Nel risvolto di copertina è riportato un commento di Cathleen Schine per il New York Review of Books, «una commovente saga umanistica, un'enorme epopea ottocentesca magistralmente travestita da ironico pastiche postmoderno». Il tempo è un bastardo è in effetti un'epopea, scritta però in una società che alle epopee non crede più. Il risultato è un insieme di frammenti, di sensazioni, di vicende diverse, tenute insieme da fili sottilissimi. È uno di quei romanzi, sopravvissuti alla tanto maldestramente preannunciata fine del romanzo. Dentro questo affresco può entrare tutto, ma in punta di piedi, come un arpeggio di sottofondo, una modulazione sottesa; c'è la voglia di successo, l'amicizia, il disagio esistenziale, c'è il fallimento, il tradimento, la frustrazione, la paura, la morte. E poi c'è l'amore, a tonnellate. Ma un amore bisbigliato, colto di sbieco, che sembra strappato al testo di una canzone di Lou Reed, o urlato dalla splendida voce graffiata di Iggy Pop. C'è tutto, ma solo a pezzi, solo a piccole porzioni e a dettagli; alle grandi storie e alle meta-narrazioni, disfatte dal filosofo francese Lyotard, ormai sembra non crederci davvero più nessuno.
La due sezioni che dividono il romanzo si intitolano A e B, sono il prima e il dopo, perché il tempo bastardo ha sempre un prima e un dopo.
«Sono venuto per la seguente ragione: voglio sapere cos'è successo tra A e B».
«A è quando eravamo tutti e due nello stesso gruppo e andavamo dietro alla stessa ragazza. B è adesso». Questo chiede Scotty a Bennie alla fine della prima sezione.
La seconda sezione si apre allora con un racconto intitolato Da A a B, che sembra voler rispondere alla domanda; quello che succede tra A e B è semplicemente il tempo, quello che succede è la vita, che ti piomba addosso e cambia scenario. Inarrestabile e spietata. Bastarda.
Il racconto in PowerPoint si intitola invece Le grandi pause del rock.

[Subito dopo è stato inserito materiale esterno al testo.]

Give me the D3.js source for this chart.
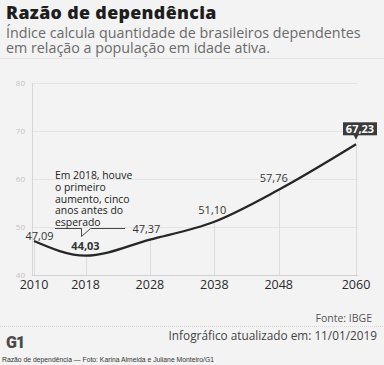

A parte l'inusuale genialità della scelta stilistica esso contiene un ultimo elemento; l'amore per la pausa nella musica, dettato proprio dalla voglia di arrestare lo scorrere delle cose, dal desiderio di vivere nello stacco intercorso tra un qualsiasi A e il suo probabile B, nel silenzio che diventa eternità, godersi quello che è stato, illudersi di poterlo fermare, prolungare l'attesa del futuro. Eppure sappiamo che la pausa è costretta a finire. Essa esiste solo per creare la separazione, esiste per un momento, esiste solo nell'attimo tra A e B.
«Il tempo è un bastardo giusto? E tu vuoi farti mettere i piedi in faccia da un bastardo?»
Scotty scosse la testa. «Il bastardo ha vinto».
Alla fine, nell'ultimo racconto, Scotty e Bennie si ricongiungono. L'ex agente discografico Bennie Salazar organizza un concerto per il vecchio amico musicista Scotty, in una New York in cui le persone comunicano nello stringatissimo linguaggio degli sms, attraverso dei «Micro» che sono a metà tra notebook e telefoni cellulari. Qui la musica di Scotty e della sua desueta chitarra slide diventa il linguaggio puro, un linguaggio che nasce eterno, perfetto, che comunica l'incomunicabile. A quel punto qualcosa è rimasto. È rimasta la musica a collegare le persone.
Capiamo che il tempo è passato, passa per tutti, ma è solo quando la risacca si ritrae che possiamo vedere casa resta sulla battigia; quello che valeva la pena restasse.
Il tempo è un bastardo. Il tempo ha vinto. Ma non ha lasciato perdenti.